A diagram showing this relationship would be handy to have here.

Why have events, channels, and host interrupts?

• Events can be enabled or disabled, so if you don't care if a certain peripheral does something, you can just disable its events and never have to deal with it.
• Channels let you prioritize events. Channel 0 has the highest priority, so if an event needs to be dealt with immediately, you would map it to channel 0. Less-important events can be mapped to higher channels.
• Host interrupts let you route a channel to a particular action to take.

This mapping of events, channels, and host interrupts is all handled through the interrupt controller on the PRU. To enable/disable events, establish mappings between events, channels, and host interrupts, and configure other bits of how events should translate into actions, you twiddle the bits in a set of 63 registers exposed by this interrupt controller.

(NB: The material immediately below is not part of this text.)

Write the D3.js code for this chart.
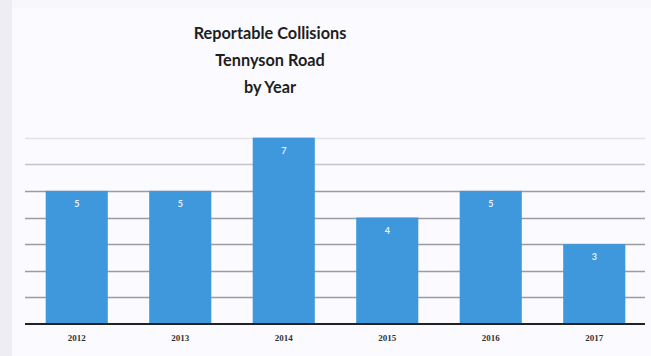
<!DOCTYPE html>
<html><head><meta charset="utf-8">
<script src="https://cdn.jsdelivr.net/npm/d3@7"></script>
<style>html,body{margin:0;padding:0;background:#f8f7fc;}svg{display:block;}</style>
</head><body>
<svg id="c" width="651" height="356"></svg>
<script>
const years = ["2012","2013","2014","2015","2016","2017"];
const collisions = [5,5,7,4,5,3];
const gridValues = [1,2,3,4,5,6,7];
const titleLines = ["Reportable Collisions","Tennyson Road","by Year"];

const W=651,H=356;
const svg=d3.select("#c");
svg.append("rect").attr("width",W).attr("height",H).attr("fill","#f8f7fc");
svg.append("rect").attr("x",0).attr("y",0).attr("width",12).attr("height",H).attr("fill","#eeedf3");
svg.append("rect").attr("x",12).attr("y",8).attr("width",W-12).attr("height",H-8).attr("fill","#fbfaff");

const x=d3.scaleBand().domain(years).range([25,646]).paddingInner(0.4).paddingOuter(0.2);
const y=d3.scaleLinear().domain([0,8]).range([324,111]);

const g=svg.append("g");
g.selectAll("line.grid").data(gridValues).join("line")
  .attr("class","grid")
  .attr("x1",25).attr("x2",645)
  .attr("y1",d=>Math.round(y(d))+0.5).attr("y2",d=>Math.round(y(d))+0.5)
  .attr("stroke",d=>d>=7?"#e2e1e8":(d>=6?"#c4c3cc":"#9c9ba3")).attr("stroke-width",1.4);

g.selectAll("rect.bar").data(collisions).join("rect")
  .attr("class","bar")
  .attr("x",(d,i)=>x(years[i])).attr("width",x.bandwidth())
  .attr("y",d=>y(d)).attr("height",d=>y(0)-y(d))
  .attr("fill","#3f97dc");

g.selectAll("text.val").data(collisions).join("text")
  .attr("class","val")
  .attr("x",(d,i)=>x(years[i])+x.bandwidth()/2)
  .attr("y",d=>y(d)+16)
  .attr("text-anchor","middle")
  .attr("font-family","Lato, sans-serif").attr("font-weight","bold").attr("font-size",9)
  .attr("fill","#e8f2fb")
  .text(d=>d);

const xAxis=d3.axisBottom(x).tickSize(0).tickPadding(11);
const ax=svg.append("g").attr("transform","translate(0,324)").call(xAxis);
ax.select(".domain").attr("d","M25,0H645").attr("stroke","#222").attr("stroke-width",2);
ax.selectAll("text").attr("font-family","'Liberation Serif', serif").attr("font-weight","bold")
  .attr("font-size",9).attr("fill","#333");

svg.append("g").selectAll("text").data(titleLines).join("text")
  .attr("x",270).attr("y",(d,i)=>39+i*27)
  .attr("text-anchor","middle")
  .attr("font-family","Lato, sans-serif").attr("font-weight","bold").attr("font-size",16.3)
  .attr("fill","#1e1e1e")
  .text(d=>d);
</script>
</body></html>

For example, the general setup for the interrupt controller involves:

1. Enabling an event. This involves writing its event number to the system event enable indexed set register (EISR).
2. Mapping an event to a channel. This involves setting a four-bit range within one of the 32-bit channel map registers (CMR) to the appropriate channel. These channel map registers have four-bit ranges for all 64 system events.
3. Mapping a host interrupt to a channel. Similar to step 2 above, this involves setting a four-bit range within one of the 32-bit host map registers (HMR) to the appropriate host interrupt.
4. Enabling a host interrupt. This involves writing the host interrupt number to the host interrupt enable indexed set register (HIEISR). The behavior is analogous to the EISR register.
5. Turning on the interrupt controller. This is done by writing a 1 to the global host interrupt enable register (GER).